## EXERCISE
Copy from the first line below down to and including the line with "from matplotlib.lines import Line2D". Skip the pictures.

________________

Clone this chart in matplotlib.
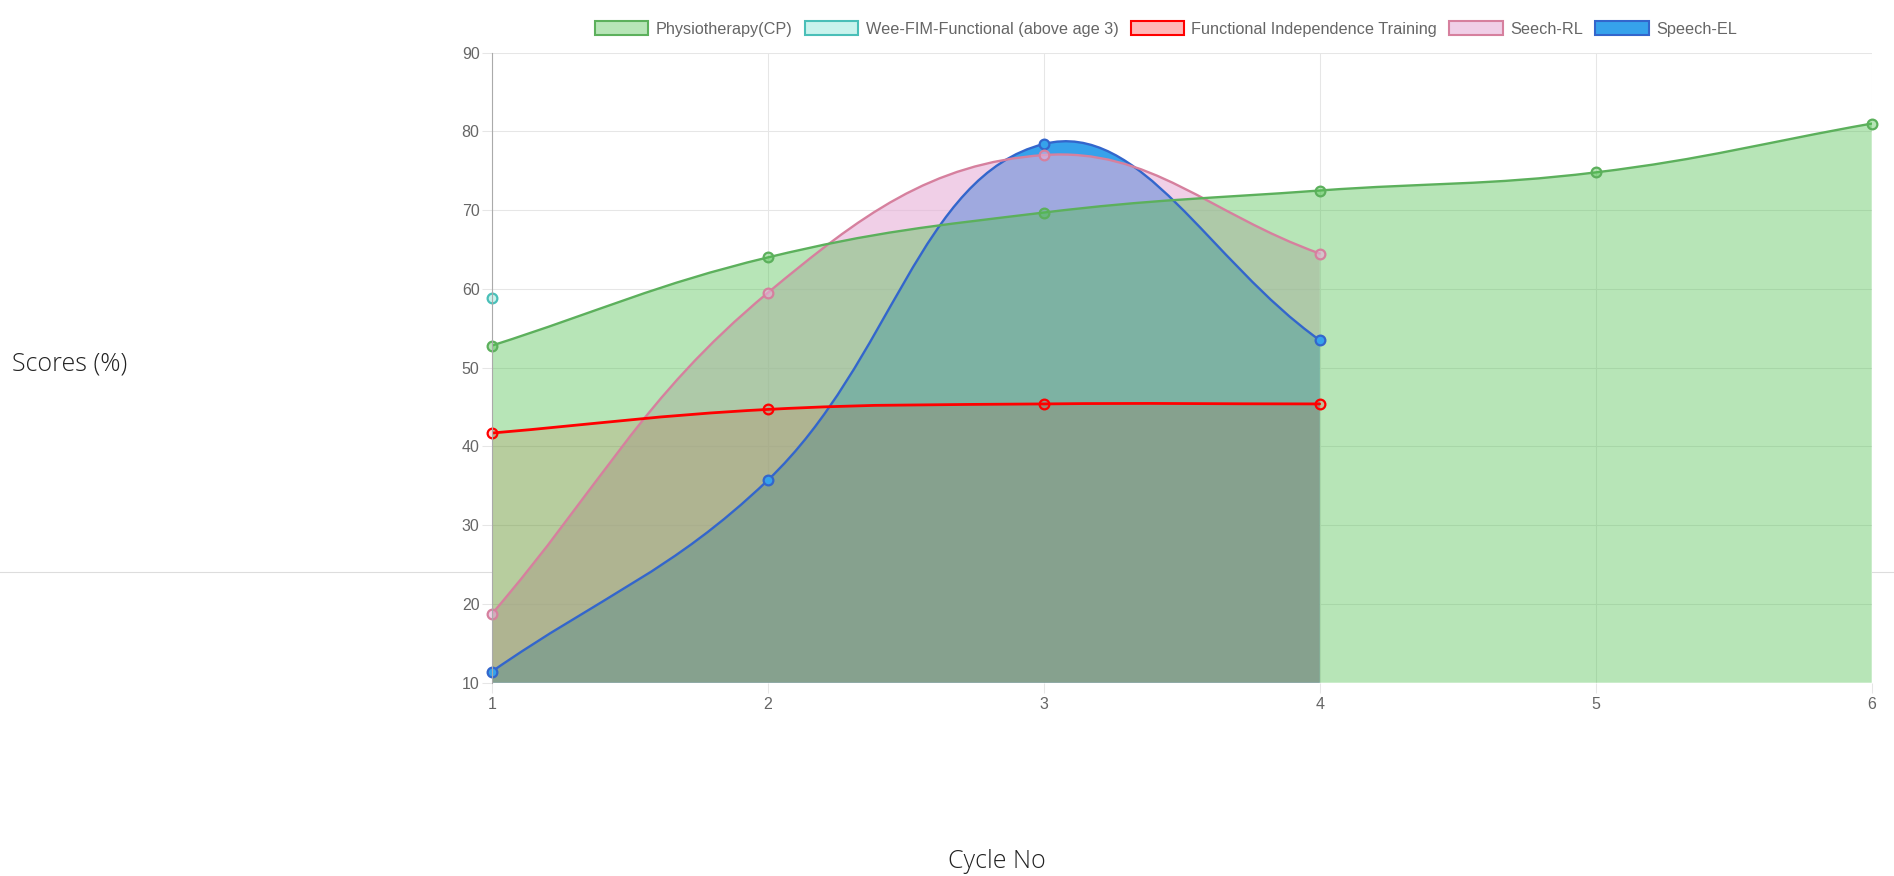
import numpy as np
import matplotlib
matplotlib.use("Agg")
import matplotlib.pyplot as plt
from matplotlib.path import Path
from matplotlib.patches import PathPatch, Patch
from matplotlib.lines import Line2D

# data
cycles = [1, 2, 3, 4, 5, 6]
labels = ["Physiotherapy(CP)", "Wee-FIM-Functional (above age 3)",
          "Functional Independence Training", "Seech-RL", "Speech-EL"]
physio = [52.8, 64.0, 69.7, 72.5, 74.8, 81.0]
wee_fim = [58.8]
fit = [41.7, 44.7, 45.4, 45.4]
seech_rl = [18.7, 59.5, 77.0, 64.5]
speech_el = [11.4, 35.7, 78.4, 53.5]
series = [physio, wee_fim, fit, seech_rl, speech_el]

line_cols = [(0.36, 0.69, 0.36), (0.29, 0.75, 0.72), (1.0, 0.0, 0.0),
             (0.84, 0.50, 0.62), (0.20, 0.40, 0.80)]
fill_cols = [(75/255, 192/255, 75/255, 0.40), (120/255, 225/255, 210/255, 0.40),
             (1.0, 0.0, 0.0, 0.16), (230/255, 175/255, 215/255, 0.60),
             (54/255, 162/255, 235/255, 1.0)]
legend_fills = [(75/255, 192/255, 75/255, 0.40), (120/255, 225/255, 210/255, 0.40),
                (1.0, 0.0, 0.0, 0.28), (230/255, 175/255, 215/255, 0.60),
                (54/255, 162/255, 235/255, 1.0)]

W, H = 1894, 876
fig = plt.figure(figsize=(W/100, H/100), dpi=100)
plt.rcParams['font.family'] = ['Liberation Sans', 'DejaVu Sans']

# stray page line behind the chart
fig.add_artist(Line2D([0, 1], [1 - 572/H, 1 - 572/H], color='#dddddd', lw=0.8, zorder=0))

left, right, top, bottom = 491.7, 1871.7, 52.7, 682.7
ax = fig.add_axes([left/W, (H-bottom)/H, (right-left)/W, (bottom-top)/H])
ax.set_xlim(1, 6)
ax.set_ylim(10, 90)
ax.set_xticks(cycles)
ax.set_yticks(range(10, 91, 10))
ax.set_axisbelow(True)
ax.grid(True, color='#e6e6e6', lw=0.75)
for s in ax.spines.values():
    s.set_visible(False)
ax.spines['left'].set_visible(True)
ax.spines['left'].set_color('#aaaaaa')
ax.spines['left'].set_linewidth(0.8)
ax.tick_params(length=7.2, width=0.75, color='#e6e6e6', labelcolor='#666666', labelsize=11.5)
ax.tick_params(axis='y', pad=1.5)
ax.tick_params(axis='x', pad=3)


def spline(xs, ys, t=0.4):
    # Chart.js style bezier through the points, built in pixel space
    pts = ax.transData.transform(np.column_stack([xs, ys]))
    lo = ax.transData.transform((1, 10))
    hi = ax.transData.transform((6, 90))
    n = len(pts)
    cps = []
    for i in range(n):
        cur = pts[i]
        prev = pts[max(i-1, 0)]
        nxt = pts[min(i+1, n-1)]
        d01 = np.hypot(*(cur - prev))
        d12 = np.hypot(*(nxt - cur))
        tot = d01 + d12
        s01 = d01/tot if tot else 0
        s12 = d12/tot if tot else 0
        cp_p = cur - t*s01*(nxt - prev)
        cp_n = cur + t*s12*(nxt - prev)
        cp_p = np.clip(cp_p, lo, hi)
        cp_n = np.clip(cp_n, lo, hi)
        cps.append((cp_p, cp_n))
    verts = [pts[0]]
    codes = [Path.MOVETO]
    for i in range(n-1):
        verts += [cps[i][1], cps[i+1][0], pts[i+1]]
        codes += [Path.CURVE4]*3
    return ax.transData.inverted().transform(np.array(verts)), codes


# fills first (last dataset at the bottom), then lines and points
for k in range(len(series)-1, -1, -1):
    ys = series[k]
    xs = cycles[:len(ys)]
    if len(ys) < 2:
        continue
    v, c = spline(xs, ys)
    v = np.vstack([v, [[xs[-1], 10], [xs[0], 10], [xs[0], 10]]])
    c = c + [Path.LINETO, Path.LINETO, Path.CLOSEPOLY]
    ax.add_patch(PathPatch(Path(v, c), facecolor=fill_cols[k], edgecolor='none', zorder=1 + 0.1*(4-k)))

for k in range(len(series)-1, -1, -1):
    ys = series[k]
    xs = cycles[:len(ys)]
    z = 2 + 0.1*(4-k)
    if len(ys) > 1:
        v, c = spline(xs, ys)
        ax.add_patch(PathPatch(Path(v, c), facecolor='none', edgecolor=line_cols[k],
                               lw=2.0 if k == 2 else 1.7, zorder=z, capstyle='round'))
    ax.plot(xs, ys, 'o', ms=7, mfc=fill_cols[k], mec=line_cols[k], mew=1.6,
            zorder=z + 0.05, clip_on=False)

handles = [Patch(facecolor=legend_fills[k], edgecolor=line_cols[k], lw=1.5) for k in range(5)]
fig.legend(handles, labels, loc='center', bbox_to_anchor=(1166/W, 1 - 29/H), ncol=5,
           frameon=False, fontsize=11.7, labelcolor='#666666', handlelength=3.3,
           handleheight=0.95, handletextpad=0.45, columnspacing=0.75, borderpad=0)

fig.text(12/W, 1 - 364/H, "Scores (%)", fontsize=18, color='#222222', va='center', ha='left',
         family=['Open Sans', 'DejaVu Sans'], fontweight='light')
fig.text(997/W, 1 - 862/H, "Cycle No", fontsize=18, color='#222222', va='center', ha='center',
         family=['Open Sans', 'DejaVu Sans'], fontweight='light')

fig.savefig('out.png', dpi=100)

________________

## FULL ANSWER
Clone this chart in matplotlib.
import numpy as np
import matplotlib
matplotlib.use("Agg")
import matplotlib.pyplot as plt
from matplotlib.path import Path
from matplotlib.patches import PathPatch, Patch
from matplotlib.lines import Line2D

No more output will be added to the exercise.